Distributed feedback lasers incorporate periodic corrugations within, as well as outside of, an active gain medium. Distributed Bragg reflector lasers include the corrugations only in passive media adjacent to the active gain medium. As such, the periodic structures of the distributed Bragg reflector laser perform a function of frequency selective and reflection, in contrast to non-frequency selective end reflection performed by planar mirror facets. But, because each Bragg reflector is in a high loss passive waveguide medium outside of the pumped active medium, the net gain of the distributed Bragg reflector laser is less than the gain of the active medium.

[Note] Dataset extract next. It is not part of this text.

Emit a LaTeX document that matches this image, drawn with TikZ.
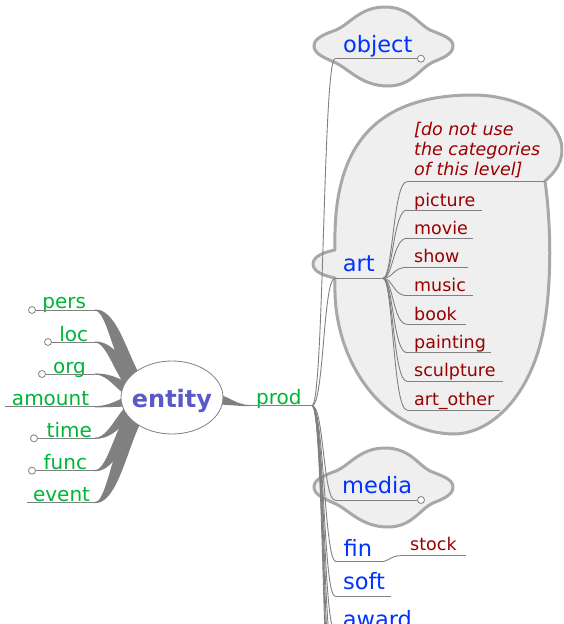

Several refinements of the fundamental distributed Bragg reflector laser structure have been proposed of Wang in the aforementioned publication and by Y. Suematsu et al. in Japan. J. of Appl. Phys., Vol. 17, No. 9, pp. 1599-1603 (1978), and Elect. Lett., Vol. 16, No. 12, pp. 455-456 and pp. 456-458 (1980). In the Wang publication, the structure utilizes butt joint coupling of the active medium to the passive waveguide and reflector arrangements. Suematsu et al. employ an integrated twin guide structure which requires phase coupling to occur between the active medium and the passive waveguide and reflector arrangement thereunder. In both of these distributed Bragg reflector laser structures, the active and passive media are composed of semiconductor materials from the same family of compounds. Furthermore, in the passive waveguide media, the semiconductor material exhibits a transparent, rather than absorptive, property with respect to the frequency of the laser output. Although these refinements have tended to increase the differential quantum efficiency of these distributed Bragg reflector lasers over previous distributed Bragg reflector laser structures, they have not significantly reduced the loss of the passive (unpumped) waveguide media.